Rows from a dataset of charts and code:
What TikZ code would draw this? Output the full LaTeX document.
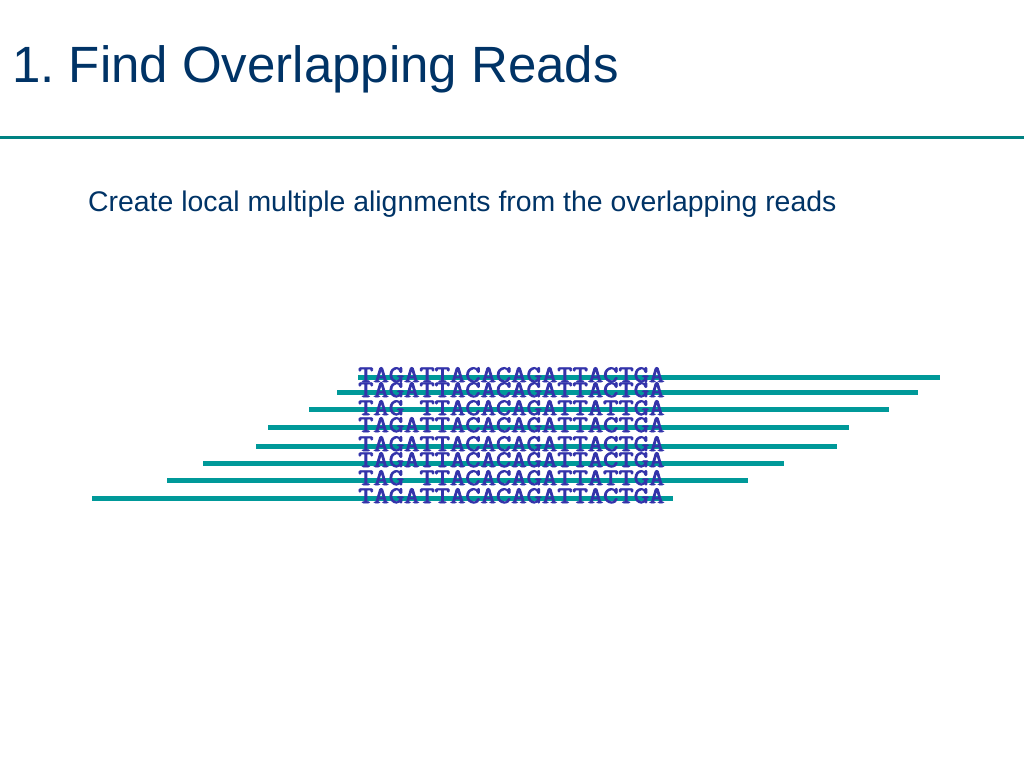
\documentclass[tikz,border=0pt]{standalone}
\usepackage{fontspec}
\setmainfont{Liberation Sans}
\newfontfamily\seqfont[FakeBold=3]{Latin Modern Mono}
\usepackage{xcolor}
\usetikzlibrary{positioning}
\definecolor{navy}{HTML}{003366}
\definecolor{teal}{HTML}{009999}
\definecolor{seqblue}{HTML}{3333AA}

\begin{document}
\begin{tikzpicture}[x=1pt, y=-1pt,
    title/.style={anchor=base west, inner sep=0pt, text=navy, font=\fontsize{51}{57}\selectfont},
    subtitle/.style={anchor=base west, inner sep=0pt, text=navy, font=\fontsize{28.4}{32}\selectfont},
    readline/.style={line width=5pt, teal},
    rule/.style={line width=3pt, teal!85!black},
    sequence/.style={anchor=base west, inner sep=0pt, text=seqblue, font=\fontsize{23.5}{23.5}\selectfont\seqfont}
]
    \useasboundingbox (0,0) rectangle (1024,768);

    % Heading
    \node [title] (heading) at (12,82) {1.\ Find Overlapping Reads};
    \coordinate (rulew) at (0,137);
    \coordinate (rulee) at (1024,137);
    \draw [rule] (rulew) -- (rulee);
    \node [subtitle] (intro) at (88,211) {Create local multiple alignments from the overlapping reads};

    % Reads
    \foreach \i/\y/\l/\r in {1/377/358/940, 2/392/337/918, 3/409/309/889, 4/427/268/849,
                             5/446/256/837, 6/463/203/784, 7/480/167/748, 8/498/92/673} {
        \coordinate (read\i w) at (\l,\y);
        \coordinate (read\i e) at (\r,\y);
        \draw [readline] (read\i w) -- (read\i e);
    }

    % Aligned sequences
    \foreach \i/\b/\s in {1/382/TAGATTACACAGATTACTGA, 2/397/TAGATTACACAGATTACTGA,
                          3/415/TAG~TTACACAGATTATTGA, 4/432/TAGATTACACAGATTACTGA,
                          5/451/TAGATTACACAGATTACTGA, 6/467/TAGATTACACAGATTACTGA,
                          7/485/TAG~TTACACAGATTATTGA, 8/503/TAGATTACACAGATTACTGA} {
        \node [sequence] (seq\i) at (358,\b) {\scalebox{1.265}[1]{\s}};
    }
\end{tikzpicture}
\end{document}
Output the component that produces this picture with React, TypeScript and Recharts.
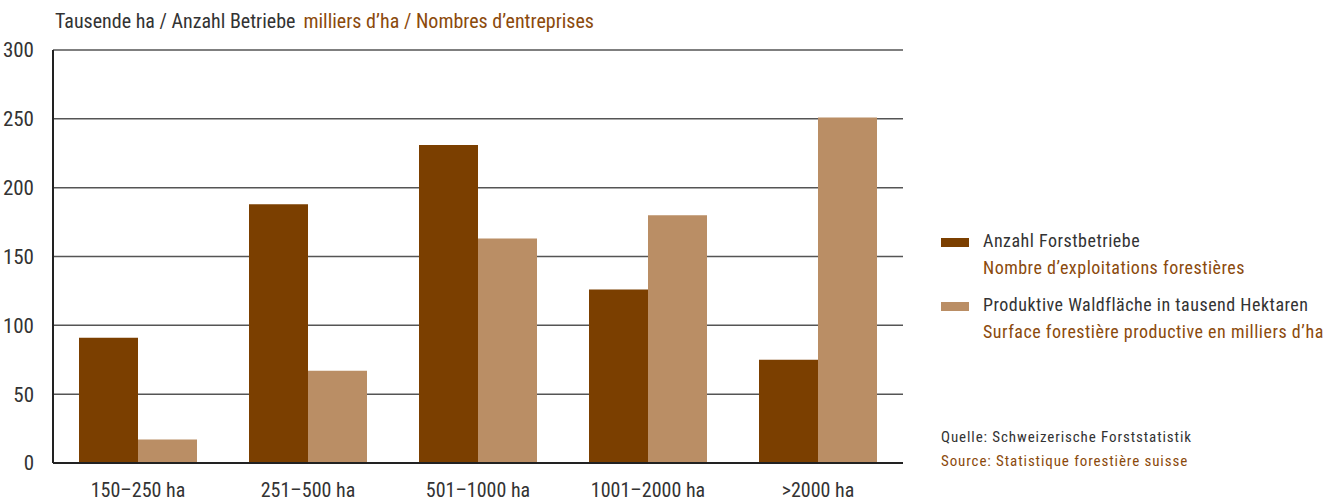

### Written instruction
Skip the images and write out the rest of the listing exactly.

### Answer for this exercise
What TikZ code would draw this? Output the full LaTeX document.
\documentclass[tikz,border=0pt]{standalone}
\usepackage{fontspec}
\setmainfont{Liberation Sans}
\newfontfamily\seqfont[FakeBold=3]{Latin Modern Mono}
\usepackage{xcolor}
\usetikzlibrary{positioning}
\definecolor{navy}{HTML}{003366}
\definecolor{teal}{HTML}{009999}
\definecolor{seqblue}{HTML}{3333AA}

\begin{document}
\begin{tikzpicture}[x=1pt, y=-1pt,
    title/.style={anchor=base west, inner sep=0pt, text=navy, font=\fontsize{51}{57}\selectfont},
    subtitle/.style={anchor=base west, inner sep=0pt, text=navy, font=\fontsize{28.4}{32}\selectfont},
    readline/.style={line width=5pt, teal},
    rule/.style={line width=3pt, teal!85!black},
    sequence/.style={anchor=base west, inner sep=0pt, text=seqblue, font=\fontsize{23.5}{23.5}\selectfont\seqfont}
]
    \useasboundingbox (0,0) rectangle (1024,768);

    % Heading
    \node [title] (heading) at (12,82) {1.\ Find Overlapping Reads};
    \coordinate (rulew) at (0,137);
    \coordinate (rulee) at (1024,137);
    \draw [rule] (rulew) -- (rulee);
    \node [subtitle] (intro) at (88,211) {Create local multiple alignments from the overlapping reads};

    % Reads
    \foreach \i/\y/\l/\r in {1/377/358/940, 2/392/337/918, 3/409/309/889, 4/427/268/849,
                             5/446/256/837, 6/463/203/784, 7/480/167/748, 8/498/92/673} {
        \coordinate (read\i w) at (\l,\y);
        \coordinate (read\i e) at (\r,\y);
        \draw [readline] (read\i w) -- (read\i e);
    }

    % Aligned sequences
    \foreach \i/\b/\s in {1/382/TAGATTACACAGATTACTGA, 2/397/TAGATTACACAGATTACTGA,
                          3/415/TAG~TTACACAGATTATTGA, 4/432/TAGATTACACAGATTACTGA,
                          5/451/TAGATTACACAGATTACTGA, 6/467/TAGATTACACAGATTACTGA,
                          7/485/TAG~TTACACAGATTATTGA, 8/503/TAGATTACACAGATTACTGA} {
        \node [sequence] (seq\i) at (358,\b) {\scalebox{1.265}[1]{\s}};
    }
\end{tikzpicture}
\end{document}
Output the component that produces this picture with React, TypeScript and Recharts.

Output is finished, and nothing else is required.